McCarthy also began receiving information from his friend, J. Edgar Hoover, head of the Federal Bureau of Investigation (FBI). William Sullivan, one of Hoover’s agents, later admitted that: “We were the ones who made the McCarthy hearings possible. We fed McCarthy all the material he was using.”

For the next two years McCarthy’s committee investigated various government departments and questioned a large number of people about their political past. Some lost their jobs after they admitted they had been members of the Communist Party. McCarthy made it clear to the witnesses that the only way of showing that they had abandoned their left-wing views was by naming other members of the party.

This witch-hunt and anti-communist hysteria became known as McCarthyism. Some left-wing artists and intellectuals were unwilling to live in this type of society and James Baldwin went to live and work in Europe.

At first Joseph McCarthy mainly targeted Democrats associated with the New Deal policies of the 1930s.

If people refused to name names when called up to appear before the HUAC, they were added to a blacklist that had been drawn up by the Hollywood film studios. Over 320 people were placed on this list that stopped them from working in the entertainment industry. This included Charlie Chaplin, Aaron Copland, Dashiell Hammett, Burl Ives, Arthur Miller, Pete Seeger, Orson Welles, and Paul Robeson.

In 1952 McCarthy appointed Roy Cohn as the chief counsel to the Government Committee on Operations of the Senate. Cohn had been recommended by J. Edgar Hoover, who had been impressed by his involvement in the prosecution of Julius Rosenberg and Ethel Rosenberg. Soon after Cohn was appointed, he recruited his best friend, David Schine, to become his chief consultant.

For some time opponents of Joseph McCarthy had been accumulating evidence concerning his homosexual activities. Several members of his staff, including Roy Cohn and David Schine, were also suspected of having a sexual relationship. Although well-known by political journalists, the first article about it did not appear until Hank Greenspun published an article in the Las Vagas Sun in 25th October, 1952. Greenspun wrote that: “It is common talk among homosexuals in Milwaukee who rendezvous in the White Horse Inn that Senator Joe McCarthy has often engaged in homosexual activities.”

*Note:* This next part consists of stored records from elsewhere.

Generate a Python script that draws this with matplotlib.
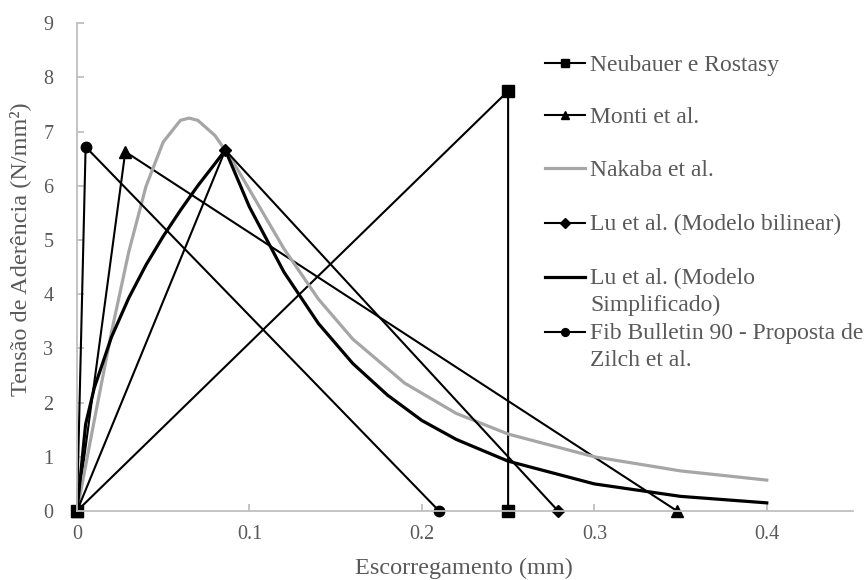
import matplotlib.pyplot as plt
from matplotlib.lines import Line2D

# slip (mm) and bond stress (N/mm2)
neubauer_s = [0, 0.25, 0.25]
neubauer_t = [0, 7.75, 0]

monti_s = [0, 0.028, 0.348]
monti_t = [0, 6.63, 0]

nakaba_s = [0, 0.01, 0.02, 0.03, 0.04, 0.05, 0.06, 0.065, 0.07, 0.08, 0.09, 0.1,
            0.12, 0.14, 0.16, 0.19, 0.22, 0.25, 0.3, 0.35, 0.4]
nakaba_t = [0, 1.67, 3.3, 4.78, 5.99, 6.81, 7.21, 7.25, 7.21, 6.93, 6.47, 5.93,
            4.84, 3.91, 3.17, 2.36, 1.80, 1.42, 1.0, 0.74, 0.57]

lu_bil_s = [0, 0.086, 0.279]
lu_bil_t = [0, 6.66, 0]

lu_simp_s = [0, 0.005, 0.01, 0.02, 0.03, 0.04, 0.05, 0.06, 0.07, 0.08, 0.086, 0.1,
             0.12, 0.14, 0.16, 0.18, 0.2, 0.22, 0.25, 0.3, 0.35, 0.4]
lu_simp_t = [0, 1.60, 2.27, 3.21, 3.93, 4.54, 5.07, 5.55, 6.0, 6.41, 6.66, 5.61,
             4.41, 3.46, 2.72, 2.14, 1.67, 1.32, 0.92, 0.50, 0.27, 0.15]

fib_s = [0, 0.005, 0.21]
fib_t = [0, 6.72, 0]

labels = ["Neubauer e Rostasy", "Monti et al.", "Nakaba et al.",
          "Lu et al. (Modelo bilinear)", "Lu et al. (Modelo\nSimplificado)",
          "Fib Bulletin 90 - Proposta de\nZilch et al."]

x_ticks = [0, 0.1, 0.2, 0.3, 0.4]
x_tick_labels = ["0", "0.1", "0.2", "0.3", "0.4"]
y_ticks = list(range(0, 10))

plt.rcParams['font.family'] = 'Liberation Serif'
text_color = '#595959'
axis_color = '#bfbfbf'
W, H = 864, 580

fig = plt.figure(figsize=(W / 100, H / 100), dpi=100)
ax = fig.add_axes([77 / W, 1 - 511 / H, (853 - 77) / W, (511 - 23.3) / H])

styles = [
    dict(color='black', lw=1.5, marker='s', ms=8.5),
    dict(color='black', lw=1.5, marker='^', ms=8.5),
    dict(color='#a6a6a6', lw=2.3, marker=None),
    dict(color='black', lw=1.5, marker='D', ms=6.5),
    dict(color='black', lw=2.3, marker=None),
    dict(color='black', lw=1.5, marker='o', ms=7.5),
]
series = [(neubauer_s, neubauer_t), (monti_s, monti_t), (nakaba_s, nakaba_t),
          (lu_bil_s, lu_bil_t), (lu_simp_s, lu_simp_t), (fib_s, fib_t)]

for (s, t), st, lab in zip(series, styles, labels):
    ax.plot(s, t, label=lab, clip_on=False, **st)

ax.set_xlim(0, 0.45)
ax.set_ylim(0, 9)
ax.set_xticks(x_ticks)
ax.set_xticklabels(x_tick_labels)
ax.set_yticks(y_ticks)
for side in ['top', 'right']:
    ax.spines[side].set_visible(False)
for side in ['left', 'bottom']:
    ax.spines[side].set_color(axis_color)
    ax.spines[side].set_linewidth(1.3)
ax.tick_params(axis='both', direction='in', length=5, width=1.3, color=axis_color,
               labelcolor=text_color, labelsize=14.5)
ax.tick_params(axis='y', pad=17)
ax.tick_params(axis='x', pad=10)

fig.text(464 / W, 1 - 568 / H, "Escorregamento (mm)", ha='center', va='center',
         fontsize=17.5, color=text_color)
fig.text(20 / W, 1 - 249 / H, "Tensão de Aderência (N/mm²)", ha='center', va='center',
         rotation=90, fontsize=17.5, color=text_color)

# legend drawn by hand so the wrapped entries sit like the original
handle_y = [63, 115, 168, 223, 277, 332]
for hy, st, lab in zip(handle_y, styles, labels):
    yf = 1 - hy / H
    fig.add_artist(Line2D([545 / W, 585 / W], [yf, yf], transform=fig.transFigure,
                          color=st['color'], lw=st['lw']))
    if st['marker']:
        fig.add_artist(Line2D([565 / W], [yf], transform=fig.transFigure,
                              color=st['color'], marker=st['marker'],
                              ms=st['ms'] * 0.75, lw=0))
    for i, line in enumerate(lab.split("\n")):
        fig.text(590 / W, 1 - (hy + 7.5 + 27 * i) / H, line, ha='left', va='baseline',
                 fontsize=17, color=text_color)

fig.savefig('out.png', dpi=100)
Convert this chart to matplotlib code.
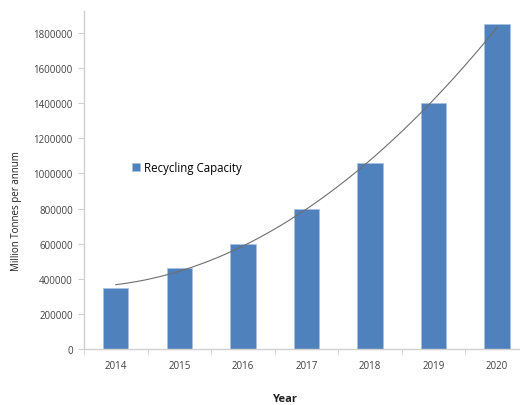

Joseph McCarthy considered a libel suit against Greenspun but decided against it when he was told by his lawyers that if the case went ahead he would have to take the witness stand and answer questions about his sexuality. In an attempt to stop the rumours circulating, McCarthy married his secretary, Jeannie Kerr. Later the couple adopted a five-week old girl from the New York Foundling Home.

McCarthy and Roy Cohn had abused congressional privilege by trying to prevent David Schine from being drafted. When that failed, it was claimed that Cohn tried to pressurize the Army to grant Schine special privileges. The well-known newspaper columnist, Drew Pearson, published the story on 15th December, 1953.

Edward Murrow, the experienced broadcaster, used his television programme, See It Now, on 9th March, 1954, to criticize McCarthy’s methods. Newspaper columnists such as Walter Lippmann and Jack Anderson also became more open in their attacks on McCarthy.

The senate investigations into the United States Army were televised and this helped to expose the tactics of Joseph McCarthy. One newspaper, the Louisville Courier-Journal, reported that: “In this long, degrading travesty of the democratic process McCarthy has shown himself to be evil and unmatched in malice.” Leading politicians in both parties, had been embarrassed by McCarthy’s performance and on 2nd December, 1954, a censure motion condemned his conduct by 67 votes to 22.

McCarthy lost the chairmanship of the Government Committee on Operations of the Senate. He was now without a power base and the media lost interest in his claims of a communist conspiracy. As one journalist, Willard Edwards, pointed out: “Most reporters just refused to file McCarthy stories. And most papers would not have printed them anyway.” Although some historians claim that this marked the end of McCarthyism, others argue that the anti-communist hysteria in the United States lasted until the end of the Cold War.